Kids Next Door Trading Card Game
- The trading card logotype.
- Designers: Brian Tinsman, Brandon Bozzi, and Tyler Bielman
- Publishers: Wizards of the Coast
- Players: 2
- Skills: Card playing Arithmetic

= Codename: Kids Next Door Trading Card Game =

Collectible card game

The Codename: Kids Next Door Trading Card Game is an introductory-level collectible card game based on the Cartoon Network Codename: Kids Next Door cartoon. The game was launched in July 2005 by Wizards of the Coast.

==Gameplay==
In an effort to allow players to play immediately without wading through detailed rules, gameplay is divided up into a simple Basic Game, and a slightly more complex Advanced Game. Neither has a complexity level on par with standard games in the genre, since the game is intended primarily for younger players.

===Basic game===
In the basic game, the two players flip a card over from the top of their deck and compare the battle number in the corner. Similar to the classic card game War, the player with the higher number wins the battle. The winning card is placed in the "WINS" area, while the losing card (or both cards in the case of a tie) is returned to the bottom of its owner's deck. The first player with 5 cards in his or her "WINS" area wins the game. The only complication here comes about if both cards are of the same color; in this case, the numbers are irrelevant, and players must instead be the first to slap a panic button located on the game mat.

===Advanced game===
The advanced game introduces the concepts of turn taking and the treehouse. In addition to a battle number in the top corner, each card contains a small snack icon in the lower right corner. This snack icon represents a resource which can be used to power-up other cards when the card is in the treehouse. Each player begins with a single card in their treehouse, and hence this card supplies a single full snack.

On each player's turn, he or she reveals the top card of his or her deck and decides whether to battle with the card, or to add it to the treehouse (where it stays for the remainder of the game). If a battle is selected, the battle is performed against the (face down) top card of the opponent's deck, so the outcome is not known in advance. During the battle, if either player is able to match the empty snack icons on their battling card to full icons being provided by cards in their treehouse, the card battles at the effective strength of its much higher power-up number, instead of using the battle number as it normally would. Note that the panic button rule from the basic game is also in effect, so players must be ready to react to a matched color at any time.

The victory conditions are the same, with the first player to win 5 battles winning the game. Players can score regardless of who initiated a battle, so it is possible to win at the end of the other player's turn.

==Creating cards==
The product packages for Codename: Kids Next Door Trading Card Game contain a limited number of scene cards and sticker sheets, which are paired up to form custom cards. The scene cards are essentially just cards with a blank power-up area, waiting for one to be attached from a sticker sheet. Sticker sheets also include an equal number of small art stickers, but these are purely decorative, meant to be placed on top of the artwork of the scene card.

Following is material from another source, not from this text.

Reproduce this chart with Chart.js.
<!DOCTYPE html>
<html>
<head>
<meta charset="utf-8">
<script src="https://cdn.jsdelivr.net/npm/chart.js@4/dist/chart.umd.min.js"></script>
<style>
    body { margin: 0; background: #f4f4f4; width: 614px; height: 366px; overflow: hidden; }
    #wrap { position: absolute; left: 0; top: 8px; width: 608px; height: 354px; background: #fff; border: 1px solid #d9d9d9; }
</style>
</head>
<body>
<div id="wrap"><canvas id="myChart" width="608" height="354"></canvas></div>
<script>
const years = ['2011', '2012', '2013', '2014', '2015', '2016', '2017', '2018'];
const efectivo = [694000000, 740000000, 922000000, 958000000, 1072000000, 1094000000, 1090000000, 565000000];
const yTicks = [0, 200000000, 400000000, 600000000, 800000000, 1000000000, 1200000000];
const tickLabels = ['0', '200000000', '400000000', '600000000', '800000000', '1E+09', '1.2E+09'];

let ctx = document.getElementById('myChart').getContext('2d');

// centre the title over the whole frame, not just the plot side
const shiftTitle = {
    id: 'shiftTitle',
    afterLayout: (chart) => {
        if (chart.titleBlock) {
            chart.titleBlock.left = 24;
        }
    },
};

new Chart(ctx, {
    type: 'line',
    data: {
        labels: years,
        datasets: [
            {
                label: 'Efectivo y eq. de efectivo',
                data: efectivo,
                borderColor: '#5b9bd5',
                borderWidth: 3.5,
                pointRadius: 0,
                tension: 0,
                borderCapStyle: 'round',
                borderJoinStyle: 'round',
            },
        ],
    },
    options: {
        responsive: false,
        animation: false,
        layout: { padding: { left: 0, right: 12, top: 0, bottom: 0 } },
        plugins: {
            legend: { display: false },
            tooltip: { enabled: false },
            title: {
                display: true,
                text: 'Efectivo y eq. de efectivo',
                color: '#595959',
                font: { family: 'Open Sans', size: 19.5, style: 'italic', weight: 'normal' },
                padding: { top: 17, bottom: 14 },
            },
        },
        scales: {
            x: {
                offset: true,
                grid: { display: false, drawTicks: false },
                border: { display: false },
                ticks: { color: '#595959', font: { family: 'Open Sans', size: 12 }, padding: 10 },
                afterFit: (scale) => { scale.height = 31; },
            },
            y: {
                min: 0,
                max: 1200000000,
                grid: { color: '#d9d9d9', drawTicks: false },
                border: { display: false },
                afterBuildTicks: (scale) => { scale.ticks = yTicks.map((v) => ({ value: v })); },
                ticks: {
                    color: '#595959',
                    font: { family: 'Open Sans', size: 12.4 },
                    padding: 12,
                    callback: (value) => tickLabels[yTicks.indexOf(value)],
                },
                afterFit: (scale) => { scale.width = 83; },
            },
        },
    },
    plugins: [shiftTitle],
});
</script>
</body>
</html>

The game refers to the stickers as S.T.I.C.K.A.H.S., although it is unclear if this is a valid acronym.

==Products and product contents==
The Codename: Kids Next Door Trading Card Game "Two-Player Starter Set" consists of two 20-card decks, 2 sticker sheets, 2 scene cards, a playmat, advanced rules sheet, panic button, and a booster pack.

Additional booster packs are available, containing 6 standard cards, 1 scene card, and 1 sticker sheet. Of the 6 normal cards, one is always a rare card, and there is a one-third chance that 1 of the other 5 common cards is instead an ultra-rare card.